■ Prompt: Exactly as written, write out the lines below from the first to the one containing "50, 60, 70];", inclusive. Pictures do not belong in the copy.
########################################
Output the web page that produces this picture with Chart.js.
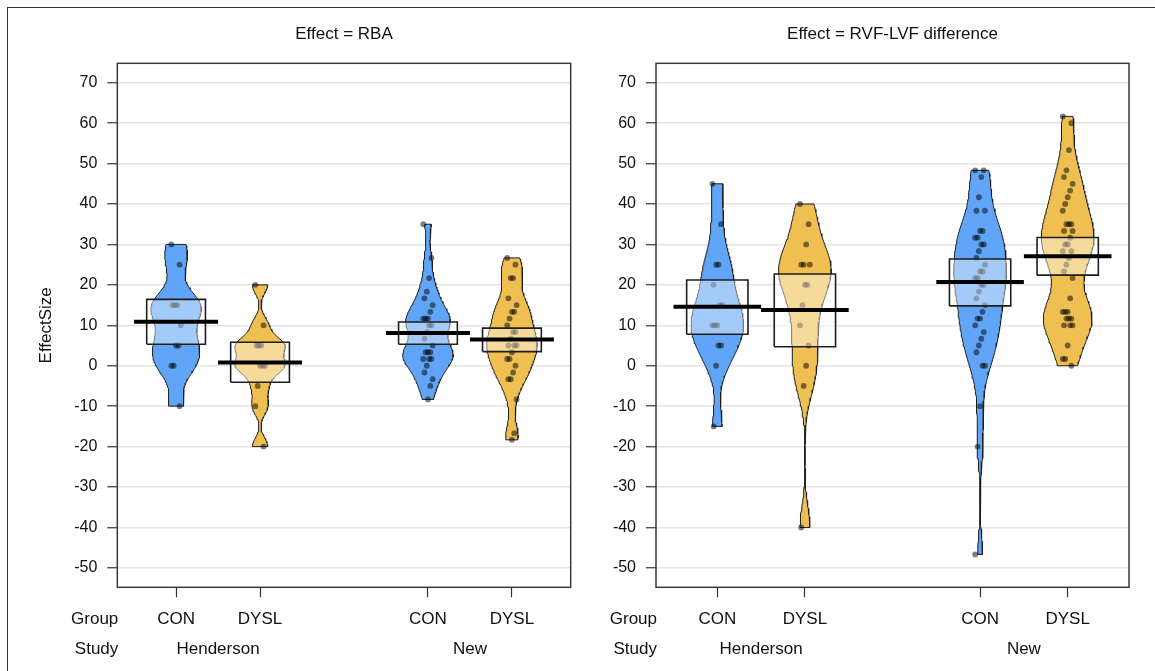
<!DOCTYPE html>
<html>
<head>
<meta charset="utf-8">
<script src="https://cdn.jsdelivr.net/npm/chart.js@4"></script>
<style>
  body { margin: 0; background: #fff; width: 1155px; height: 671px; overflow: hidden; position: relative; }
  #frame { position: absolute; left: 7px; top: 7px; width: 1300px; height: 800px; border: 1.5px solid #333; }
  canvas { position: absolute; top: 0; }
  #left { left: 0; }
  #right { left: 590px; }
</style>
</head>
<body>
<div id="frame"></div>
<canvas id="left" width="600" height="671"></canvas>
<canvas id="right" width="565" height="671"></canvas>
<script>
const effects = ['RBA', 'RVF-LVF difference'];
const groups = ['CON', 'DYSL', 'CON', 'DYSL'];
const studies = ['Henderson', 'New'];
const positions = [1, 2, 4, 5];
const rowNames = ['Group', 'Study'];
const yTicks = [-50, -40, -30, -20, -10, 0, 10, 20, 30, 40, 50, 60, 70];

// Effect = RBA, raw effect sizes per group
const rbaHendersonCon = [30, 25, 15, 15, 15, 10, 5, 5, 0, 0, -10];
const rbaHendersonDysl = [20, 10, 5, 5, 5, 0, 0, 0, -5, -10, -20];
const rbaNewCon = [35, 26.67, 21.67, 18.33, 16.67, 15, 13.33, 11.67, 11.67, 11.67, 10, 10, 8.33, 6.67, 5,
  3.33, 3.33, 3.33, 1.67, 1.67, 1.67, 0, -1.67, -3.33, -5, -8.33];
const rbaNewDysl = [26.67, 25, 21.67, 21.67, 16.67, 15, 13.33, 13.33, 11.67, 10, 8.33, 8.33, 6.67, 5, 5, 5,
  3.33, 1.67, 1.67, 0, -1.67, -3.33, -3.33, -8.33, -16.67, -18.33];
const rbaMeans = [10.9, 0.8, 8.1, 6.5];
const rbaLower = [5.3, -4.1, 5.3, 3.5];
const rbaUpper = [16.4, 5.8, 10.8, 9.3];

// Effect = RVF-LVF difference
const diffHendersonCon = [45, 35, 25, 25, 20, 15, 15, 10, 10, 10, 5, 5, 0, -15];
const diffHendersonDysl = [40, 35, 30, 25, 25, 25, 20, 20, 15, 10, 5, 0, -5, -40];
const diffNewCon = [48.33, 48.33, 46.67, 41.67, 38.33, 38.33, 33.33, 33.33, 31.67, 31.67, 30, 30, 28.33, 26.67,
  25, 23.33, 23.33, 21.67, 21.67, 20, 20, 18.33, 16.67, 15, 13.33, 11.67, 11.67, 10, 8.33, 6.67, 5, 3.33, 0, 0,
  -10, -20, -46.67];
const diffNewDysl = [61.67, 60, 53.33, 48.33, 46.67, 45, 43.33, 41.67, 40, 38.33, 35, 35, 35, 33.33, 33.33, 31.67,
  30, 30, 28.33, 28.33, 26.67, 25, 23.33, 21.67, 16.67, 13.33, 13.33, 13.33, 11.67, 11.67, 11.67, 10, 10, 10,
  5, 1.67, 1.67, 0];
const diffMeans = [14.6, 13.8, 20.7, 27.1];
const diffLower = [7.8, 4.7, 14.8, 22.4];
const diffUpper = [21.2, 22.7, 26.4, 31.7];

const FONT = "'Liberation Sans', Arial, Helvetica, sans-serif";
const beanColors = ['#60a5f7', '#efbf52'];
const BW_ADJUST = 0.7;

Chart.defaults.font.family = FONT;
Chart.defaults.font.size = 16;
Chart.defaults.color = '#111';

// gaussian density, trimmed to data range (like the bean in a pirate plot)
function density(vals, steps) {
  const s = vals.slice().sort((a, b) => a - b);
  const n = s.length;
  const mean = s.reduce((a, b) => a + b, 0) / n;
  const sd = Math.sqrt(s.reduce((a, v) => a + (v - mean) ** 2, 0) / (n - 1));
  const q = p => {
    const h = (n - 1) * p, lo = Math.floor(h);
    const hi = Math.min(lo + 1, n - 1);
    return s[lo] + (h - lo) * (s[hi] - s[lo]);
  };
  let spread = Math.min(sd, (q(0.75) - q(0.25)) / 1.34);
  if (!(spread > 0)) spread = sd || 1;
  const bw = BW_ADJUST * 0.9 * spread * Math.pow(n, -0.2);
  const out = [];
  for (let i = 0; i <= steps; i++) {
    const y = s[0] + (s[n - 1] - s[0]) * i / steps;
    let d = 0;
    for (const v of s) d += Math.exp(-0.5 * ((y - v) / bw) ** 2);
    out.push({ y, d });
  }
  const max = Math.max(...out.map(o => o.d));
  return out.map(o => ({ y: o.y, w: o.d / max * 0.3 }));
}

function jitter(i) {
  return (((i * 7) % 9) - 4) * 0.014;
}

function buildDatasets(samples, means, lower, upper) {
  const ds = [];
  samples.forEach((vals, g) => {
    const p = positions[g];
    const dens = density(vals, 120);
    const left = dens.map(d => ({ x: p - d.w, y: d.y }));
    const right = dens.slice().reverse().map(d => ({ x: p + d.w, y: d.y }));
    ds.push({
      data: left.concat(right, [left[0]]), showLine: true, fill: 'shape',
      backgroundColor: beanColors[g % 2], borderColor: '#1e1e1e', borderWidth: 1,
      pointRadius: 0, order: 4
    });
    ds.push({
      data: vals.map((v, i) => ({ x: p + jitter(i), y: v })),
      backgroundColor: 'rgba(0,0,0,0.5)', borderWidth: 0, pointRadius: 2.9, order: 3
    });
    ds.push({
      data: [
        { x: p - 0.35, y: lower[g] }, { x: p + 0.35, y: lower[g] },
        { x: p + 0.35, y: upper[g] }, { x: p - 0.35, y: upper[g] },
        { x: p - 0.35, y: lower[g] }
      ],
      showLine: true, fill: 'shape', backgroundColor: 'rgba(255,255,255,0.42)',
      borderColor: '#1e1e1e', borderWidth: 1.6, pointRadius: 0, order: 2
    });
    ds.push({
      data: [{ x: p - 0.5, y: means[g] }, { x: p + 0.5, y: means[g] }],
      showLine: true, borderColor: '#000', borderWidth: 4, borderCapStyle: 'butt',
      pointRadius: 0, order: 1
    });
  });
  return ds;
}

const panelFrame = {
  id: 'panelFrame',
  afterDraw(chart) {
    const { ctx, chartArea: a, scales } = chart;
    ctx.save();
    ctx.strokeStyle = '#3a3a3a';
    ctx.lineWidth = 1.5;
    ctx.strokeRect(a.left, a.top, a.right - a.left, a.bottom - a.top);
    ctx.font = '17px ' + FONT;
    ctx.fillStyle = '#111';
    ctx.textAlign = 'right';
    ctx.textBaseline = 'middle';
    ctx.fillText(rowNames[0], a.left + 1, scales.x.top + 10 + 11.5 + 10.2);
    ctx.fillText(rowNames[1], a.left + 1, scales.x2.top + 11.5 + 10.2);
    ctx.restore();
  }
};

function makePanel(id, title, samples, means, lower, upper, axisWidth, rightPad, yTitle) {
  return new Chart(document.getElementById(id), {
    type: 'scatter',
    data: { datasets: buildDatasets(samples, means, lower, upper) },
    options: {
      responsive: false,
      animation: false,
      devicePixelRatio: 1,
      events: [],
      layout: { padding: { left: 0, right: rightPad, top: 0, bottom: 3.7 } },
      plugins: {
        legend: { display: false },
        tooltip: { enabled: false },
        title: {
          display: true, text: title, fullSize: false,
          padding: { top: 24.4, bottom: 18.5 },
          font: { size: 17, weight: 'normal' }, color: '#111'
        }
      },
      scales: {
        x: {
          type: 'linear', position: 'bottom', weight: 0, min: 0.3, max: 5.7,
          afterBuildTicks: s => { s.ticks = positions.map(v => ({ value: v })); },
          afterFit: s => { s.height = 40; },
          ticks: { callback: (v, i) => groups[i], padding: 11.5, autoSkip: false, maxRotation: 0, font: { size: 17 } },
          grid: { drawOnChartArea: false, tickLength: 10, tickColor: '#333', tickWidth: 1.2 },
          border: { display: false }
        },
        x2: {
          type: 'linear', axis: 'x', position: 'bottom', weight: 1, min: 0.3, max: 5.7,
          afterBuildTicks: s => {
            s.ticks = [(positions[0] + positions[1]) / 2, (positions[2] + positions[3]) / 2].map(v => ({ value: v }));
          },
          afterFit: s => { s.height = 40; },
          ticks: { callback: (v, i) => studies[i], padding: 11.5, autoSkip: false, maxRotation: 0, font: { size: 17 } },
          grid: { display: false, drawTicks: false },
          border: { display: false }
        },
        y: {
          type: 'linear', bounds: 'data', min: -54.8, max: 74.8,
          afterBuildTicks: s => { s.ticks = yTicks.map(v => ({ value: v })); },
          afterFit: s => { s.width = axisWidth; },
          ticks: { padding: 10 },
          grid: { color: '#e4e4e4', lineWidth: 1.5, tickLength: 10, tickColor: '#333', tickWidth: 1.2 },
          border: { display: false },
          title: { display: !!yTitle, text: yTitle || '', padding: { top: 35.8 }, font: { size: 17 } }
        }
      }
    },
    plugins: [panelFrame]
  });
}

makePanel('left', 'Effect = ' + effects[0],
  [rbaHendersonCon, rbaHendersonDysl, rbaNewCon, rbaNewDysl],
  rbaMeans, rbaLower, rbaUpper, 117.3, 29.3, 'EffectSize');
makePanel('right', 'Effect = ' + effects[1],
  [diffHendersonCon, diffHendersonDysl, diffNewCon, diffNewDysl],
  diffMeans, diffLower, diffUpper, 66, 26, null);
</script>
</body>
</html>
########################################
■ Answer in full:
Output the web page that produces this picture with Chart.js.
<!DOCTYPE html>
<html>
<head>
<meta charset="utf-8">
<script src="https://cdn.jsdelivr.net/npm/chart.js@4"></script>
<style>
  body { margin: 0; background: #fff; width: 1155px; height: 671px; overflow: hidden; position: relative; }
  #frame { position: absolute; left: 7px; top: 7px; width: 1300px; height: 800px; border: 1.5px solid #333; }
  canvas { position: absolute; top: 0; }
  #left { left: 0; }
  #right { left: 590px; }
</style>
</head>
<body>
<div id="frame"></div>
<canvas id="left" width="600" height="671"></canvas>
<canvas id="right" width="565" height="671"></canvas>
<script>
const effects = ['RBA', 'RVF-LVF difference'];
const groups = ['CON', 'DYSL', 'CON', 'DYSL'];
const studies = ['Henderson', 'New'];
const positions = [1, 2, 4, 5];
const rowNames = ['Group', 'Study'];
const yTicks = [-50, -40, -30, -20, -10, 0, 10, 20, 30, 40, 50, 60, 70];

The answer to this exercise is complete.